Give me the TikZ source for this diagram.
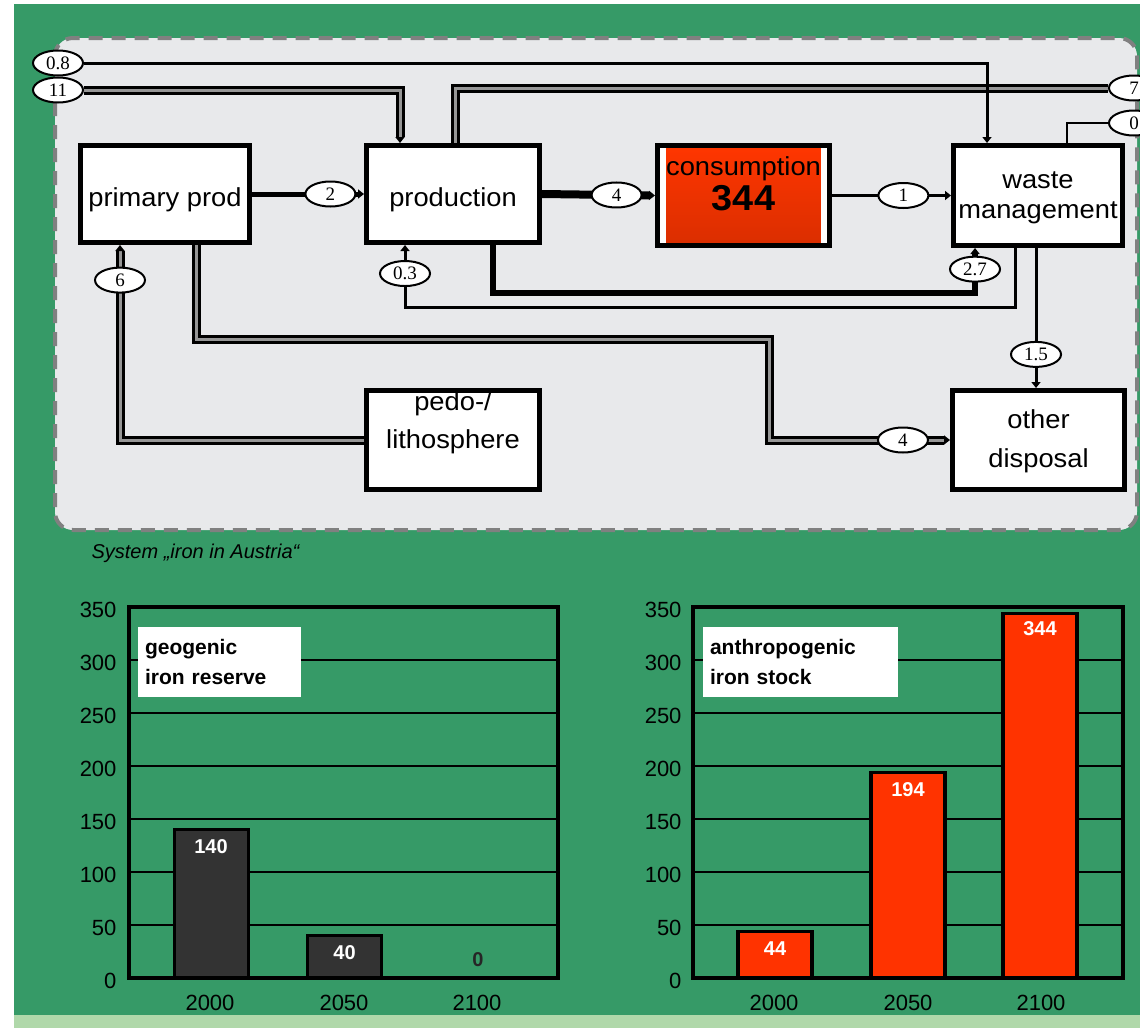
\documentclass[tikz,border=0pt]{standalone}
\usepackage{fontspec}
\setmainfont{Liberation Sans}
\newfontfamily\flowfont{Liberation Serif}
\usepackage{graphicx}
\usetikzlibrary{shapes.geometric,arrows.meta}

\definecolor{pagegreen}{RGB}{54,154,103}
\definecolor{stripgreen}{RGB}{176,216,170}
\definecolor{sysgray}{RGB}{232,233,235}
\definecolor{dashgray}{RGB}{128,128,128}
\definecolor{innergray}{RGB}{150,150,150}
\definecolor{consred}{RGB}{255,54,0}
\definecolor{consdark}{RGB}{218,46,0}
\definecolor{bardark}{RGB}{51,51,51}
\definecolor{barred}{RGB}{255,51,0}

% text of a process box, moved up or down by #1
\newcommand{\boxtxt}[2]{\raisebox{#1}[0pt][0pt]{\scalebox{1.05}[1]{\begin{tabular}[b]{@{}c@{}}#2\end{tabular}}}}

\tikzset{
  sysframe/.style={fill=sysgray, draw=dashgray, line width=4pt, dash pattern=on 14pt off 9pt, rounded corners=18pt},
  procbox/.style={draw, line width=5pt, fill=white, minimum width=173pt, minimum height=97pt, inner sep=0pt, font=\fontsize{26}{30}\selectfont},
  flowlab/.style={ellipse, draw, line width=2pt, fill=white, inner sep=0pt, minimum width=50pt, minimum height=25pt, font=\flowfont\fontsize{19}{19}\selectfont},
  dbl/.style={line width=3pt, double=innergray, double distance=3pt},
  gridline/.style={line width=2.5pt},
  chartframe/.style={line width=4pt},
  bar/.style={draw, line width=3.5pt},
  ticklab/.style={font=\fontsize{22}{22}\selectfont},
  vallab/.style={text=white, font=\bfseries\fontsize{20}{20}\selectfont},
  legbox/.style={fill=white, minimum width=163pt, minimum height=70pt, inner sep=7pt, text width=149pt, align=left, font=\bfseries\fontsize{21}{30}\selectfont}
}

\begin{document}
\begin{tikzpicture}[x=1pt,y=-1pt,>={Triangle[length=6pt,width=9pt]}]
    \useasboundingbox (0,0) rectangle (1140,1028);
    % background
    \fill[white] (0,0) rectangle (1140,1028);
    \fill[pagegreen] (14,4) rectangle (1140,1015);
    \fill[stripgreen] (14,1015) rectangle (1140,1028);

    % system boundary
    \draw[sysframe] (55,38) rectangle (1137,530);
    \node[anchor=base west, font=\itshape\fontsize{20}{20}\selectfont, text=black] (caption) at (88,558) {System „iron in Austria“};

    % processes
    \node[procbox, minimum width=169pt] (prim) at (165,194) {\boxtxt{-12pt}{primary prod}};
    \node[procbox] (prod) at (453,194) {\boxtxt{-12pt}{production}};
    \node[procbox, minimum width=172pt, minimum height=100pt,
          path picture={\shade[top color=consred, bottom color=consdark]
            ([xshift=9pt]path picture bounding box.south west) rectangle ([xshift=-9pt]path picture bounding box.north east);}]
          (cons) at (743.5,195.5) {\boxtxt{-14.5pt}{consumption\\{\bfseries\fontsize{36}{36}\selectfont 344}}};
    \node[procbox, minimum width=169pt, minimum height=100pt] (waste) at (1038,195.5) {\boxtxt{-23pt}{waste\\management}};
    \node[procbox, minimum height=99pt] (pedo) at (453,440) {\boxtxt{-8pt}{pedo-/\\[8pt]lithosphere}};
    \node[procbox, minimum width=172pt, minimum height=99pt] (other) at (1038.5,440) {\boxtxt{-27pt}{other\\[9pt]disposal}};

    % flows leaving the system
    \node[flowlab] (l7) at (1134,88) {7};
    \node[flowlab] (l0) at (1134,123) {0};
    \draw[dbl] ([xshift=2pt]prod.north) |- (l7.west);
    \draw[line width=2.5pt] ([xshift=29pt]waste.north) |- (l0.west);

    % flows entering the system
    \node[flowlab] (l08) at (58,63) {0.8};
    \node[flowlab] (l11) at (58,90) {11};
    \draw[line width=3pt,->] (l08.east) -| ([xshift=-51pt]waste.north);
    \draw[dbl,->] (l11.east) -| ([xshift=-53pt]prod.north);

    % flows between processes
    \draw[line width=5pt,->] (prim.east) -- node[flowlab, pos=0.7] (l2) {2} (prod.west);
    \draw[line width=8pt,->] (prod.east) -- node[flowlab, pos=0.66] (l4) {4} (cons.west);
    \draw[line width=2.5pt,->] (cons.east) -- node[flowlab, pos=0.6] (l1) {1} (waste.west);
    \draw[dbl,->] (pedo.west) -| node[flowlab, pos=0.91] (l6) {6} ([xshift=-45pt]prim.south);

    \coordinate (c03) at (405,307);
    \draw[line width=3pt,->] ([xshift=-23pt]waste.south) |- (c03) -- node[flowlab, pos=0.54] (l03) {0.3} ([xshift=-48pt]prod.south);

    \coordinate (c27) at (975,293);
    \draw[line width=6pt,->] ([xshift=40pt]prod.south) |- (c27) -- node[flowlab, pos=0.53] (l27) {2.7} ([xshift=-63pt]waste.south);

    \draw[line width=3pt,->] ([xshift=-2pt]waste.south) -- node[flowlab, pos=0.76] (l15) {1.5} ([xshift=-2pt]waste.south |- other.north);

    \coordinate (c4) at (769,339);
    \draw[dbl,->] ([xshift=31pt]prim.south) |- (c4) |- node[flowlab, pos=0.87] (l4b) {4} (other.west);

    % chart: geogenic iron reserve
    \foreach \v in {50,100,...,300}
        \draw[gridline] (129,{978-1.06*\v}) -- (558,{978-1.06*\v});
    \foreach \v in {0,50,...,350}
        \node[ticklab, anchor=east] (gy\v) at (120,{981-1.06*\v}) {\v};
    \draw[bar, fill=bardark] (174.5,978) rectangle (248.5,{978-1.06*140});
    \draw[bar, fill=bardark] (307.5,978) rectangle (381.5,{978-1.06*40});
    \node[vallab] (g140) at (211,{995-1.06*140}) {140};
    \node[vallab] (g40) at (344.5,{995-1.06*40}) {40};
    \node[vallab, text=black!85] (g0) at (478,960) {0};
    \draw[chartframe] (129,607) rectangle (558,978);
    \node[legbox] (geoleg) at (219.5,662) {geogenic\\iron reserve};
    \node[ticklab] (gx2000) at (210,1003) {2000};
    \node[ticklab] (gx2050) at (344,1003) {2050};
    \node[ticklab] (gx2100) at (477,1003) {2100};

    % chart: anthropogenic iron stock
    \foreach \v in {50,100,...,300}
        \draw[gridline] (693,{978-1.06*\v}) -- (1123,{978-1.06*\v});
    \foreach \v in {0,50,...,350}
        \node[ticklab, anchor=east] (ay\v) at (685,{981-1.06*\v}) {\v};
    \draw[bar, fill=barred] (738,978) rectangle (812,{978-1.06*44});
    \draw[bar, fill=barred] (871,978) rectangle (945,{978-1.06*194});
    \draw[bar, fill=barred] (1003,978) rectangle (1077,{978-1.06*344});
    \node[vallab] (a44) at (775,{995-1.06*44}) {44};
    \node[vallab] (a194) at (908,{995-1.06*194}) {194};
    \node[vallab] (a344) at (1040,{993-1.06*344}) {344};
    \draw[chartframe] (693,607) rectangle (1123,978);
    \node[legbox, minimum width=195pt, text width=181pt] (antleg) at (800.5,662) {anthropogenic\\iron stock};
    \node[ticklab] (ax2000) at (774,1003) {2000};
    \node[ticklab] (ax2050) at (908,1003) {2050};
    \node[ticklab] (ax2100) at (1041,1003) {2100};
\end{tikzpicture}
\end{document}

● Objective
Working from the material above, transcribe it exactly while omitting pictures.

● Result below
Give me the TikZ source for this diagram.
\documentclass[tikz,border=0pt]{standalone}
\usepackage{fontspec}
\setmainfont{Liberation Sans}
\newfontfamily\flowfont{Liberation Serif}
\usepackage{graphicx}
\usetikzlibrary{shapes.geometric,arrows.meta}

\definecolor{pagegreen}{RGB}{54,154,103}
\definecolor{stripgreen}{RGB}{176,216,170}
\definecolor{sysgray}{RGB}{232,233,235}
\definecolor{dashgray}{RGB}{128,128,128}
\definecolor{innergray}{RGB}{150,150,150}
\definecolor{consred}{RGB}{255,54,0}
\definecolor{consdark}{RGB}{218,46,0}
\definecolor{bardark}{RGB}{51,51,51}
\definecolor{barred}{RGB}{255,51,0}

% text of a process box, moved up or down by #1
\newcommand{\boxtxt}[2]{\raisebox{#1}[0pt][0pt]{\scalebox{1.05}[1]{\begin{tabular}[b]{@{}c@{}}#2\end{tabular}}}}

\tikzset{
  sysframe/.style={fill=sysgray, draw=dashgray, line width=4pt, dash pattern=on 14pt off 9pt, rounded corners=18pt},
  procbox/.style={draw, line width=5pt, fill=white, minimum width=173pt, minimum height=97pt, inner sep=0pt, font=\fontsize{26}{30}\selectfont},
  flowlab/.style={ellipse, draw, line width=2pt, fill=white, inner sep=0pt, minimum width=50pt, minimum height=25pt, font=\flowfont\fontsize{19}{19}\selectfont},
  dbl/.style={line width=3pt, double=innergray, double distance=3pt},
  gridline/.style={line width=2.5pt},
  chartframe/.style={line width=4pt},
  bar/.style={draw, line width=3.5pt},
  ticklab/.style={font=\fontsize{22}{22}\selectfont},
  vallab/.style={text=white, font=\bfseries\fontsize{20}{20}\selectfont},
  legbox/.style={fill=white, minimum width=163pt, minimum height=70pt, inner sep=7pt, text width=149pt, align=left, font=\bfseries\fontsize{21}{30}\selectfont}
}

\begin{document}
\begin{tikzpicture}[x=1pt,y=-1pt,>={Triangle[length=6pt,width=9pt]}]
    \useasboundingbox (0,0) rectangle (1140,1028);
    % background
    \fill[white] (0,0) rectangle (1140,1028);
    \fill[pagegreen] (14,4) rectangle (1140,1015);
    \fill[stripgreen] (14,1015) rectangle (1140,1028);

    % system boundary
    \draw[sysframe] (55,38) rectangle (1137,530);
    \node[anchor=base west, font=\itshape\fontsize{20}{20}\selectfont, text=black] (caption) at (88,558) {System „iron in Austria“};

    % processes
    \node[procbox, minimum width=169pt] (prim) at (165,194) {\boxtxt{-12pt}{primary prod}};
    \node[procbox] (prod) at (453,194) {\boxtxt{-12pt}{production}};
    \node[procbox, minimum width=172pt, minimum height=100pt,
          path picture={\shade[top color=consred, bottom color=consdark]
            ([xshift=9pt]path picture bounding box.south west) rectangle ([xshift=-9pt]path picture bounding box.north east);}]
          (cons) at (743.5,195.5) {\boxtxt{-14.5pt}{consumption\\{\bfseries\fontsize{36}{36}\selectfont 344}}};
    \node[procbox, minimum width=169pt, minimum height=100pt] (waste) at (1038,195.5) {\boxtxt{-23pt}{waste\\management}};
    \node[procbox, minimum height=99pt] (pedo) at (453,440) {\boxtxt{-8pt}{pedo-/\\[8pt]lithosphere}};
    \node[procbox, minimum width=172pt, minimum height=99pt] (other) at (1038.5,440) {\boxtxt{-27pt}{other\\[9pt]disposal}};

    % flows leaving the system
    \node[flowlab] (l7) at (1134,88) {7};
    \node[flowlab] (l0) at (1134,123) {0};
    \draw[dbl] ([xshift=2pt]prod.north) |- (l7.west);
    \draw[line width=2.5pt] ([xshift=29pt]waste.north) |- (l0.west);

    % flows entering the system
    \node[flowlab] (l08) at (58,63) {0.8};
    \node[flowlab] (l11) at (58,90) {11};
    \draw[line width=3pt,->] (l08.east) -| ([xshift=-51pt]waste.north);
    \draw[dbl,->] (l11.east) -| ([xshift=-53pt]prod.north);

    % flows between processes
    \draw[line width=5pt,->] (prim.east) -- node[flowlab, pos=0.7] (l2) {2} (prod.west);
    \draw[line width=8pt,->] (prod.east) -- node[flowlab, pos=0.66] (l4) {4} (cons.west);
    \draw[line width=2.5pt,->] (cons.east) -- node[flowlab, pos=0.6] (l1) {1} (waste.west);
    \draw[dbl,->] (pedo.west) -| node[flowlab, pos=0.91] (l6) {6} ([xshift=-45pt]prim.south);

    \coordinate (c03) at (405,307);
    \draw[line width=3pt,->] ([xshift=-23pt]waste.south) |- (c03) -- node[flowlab, pos=0.54] (l03) {0.3} ([xshift=-48pt]prod.south);

    \coordinate (c27) at (975,293);
    \draw[line width=6pt,->] ([xshift=40pt]prod.south) |- (c27) -- node[flowlab, pos=0.53] (l27) {2.7} ([xshift=-63pt]waste.south);

    \draw[line width=3pt,->] ([xshift=-2pt]waste.south) -- node[flowlab, pos=0.76] (l15) {1.5} ([xshift=-2pt]waste.south |- other.north);

    \coordinate (c4) at (769,339);
    \draw[dbl,->] ([xshift=31pt]prim.south) |- (c4) |- node[flowlab, pos=0.87] (l4b) {4} (other.west);

    % chart: geogenic iron reserve
    \foreach \v in {50,100,...,300}
        \draw[gridline] (129,{978-1.06*\v}) -- (558,{978-1.06*\v});
    \foreach \v in {0,50,...,350}
        \node[ticklab, anchor=east] (gy\v) at (120,{981-1.06*\v}) {\v};
    \draw[bar, fill=bardark] (174.5,978) rectangle (248.5,{978-1.06*140});
    \draw[bar, fill=bardark] (307.5,978) rectangle (381.5,{978-1.06*40});
    \node[vallab] (g140) at (211,{995-1.06*140}) {140};
    \node[vallab] (g40) at (344.5,{995-1.06*40}) {40};
    \node[vallab, text=black!85] (g0) at (478,960) {0};
    \draw[chartframe] (129,607) rectangle (558,978);
    \node[legbox] (geoleg) at (219.5,662) {geogenic\\iron reserve};
    \node[ticklab] (gx2000) at (210,1003) {2000};
    \node[ticklab] (gx2050) at (344,1003) {2050};
    \node[ticklab] (gx2100) at (477,1003) {2100};

    % chart: anthropogenic iron stock
    \foreach \v in {50,100,...,300}
        \draw[gridline] (693,{978-1.06*\v}) -- (1123,{978-1.06*\v});
    \foreach \v in {0,50,...,350}
        \node[ticklab, anchor=east] (ay\v) at (685,{981-1.06*\v}) {\v};
    \draw[bar, fill=barred] (738,978) rectangle (812,{978-1.06*44});
    \draw[bar, fill=barred] (871,978) rectangle (945,{978-1.06*194});
    \draw[bar, fill=barred] (1003,978) rectangle (1077,{978-1.06*344});
    \node[vallab] (a44) at (775,{995-1.06*44}) {44};
    \node[vallab] (a194) at (908,{995-1.06*194}) {194};
    \node[vallab] (a344) at (1040,{993-1.06*344}) {344};
    \draw[chartframe] (693,607) rectangle (1123,978);
    \node[legbox, minimum width=195pt, text width=181pt] (antleg) at (800.5,662) {anthropogenic\\iron stock};
    \node[ticklab] (ax2000) at (774,1003) {2000};
    \node[ticklab] (ax2050) at (908,1003) {2050};
    \node[ticklab] (ax2100) at (1041,1003) {2100};
\end{tikzpicture}
\end{document}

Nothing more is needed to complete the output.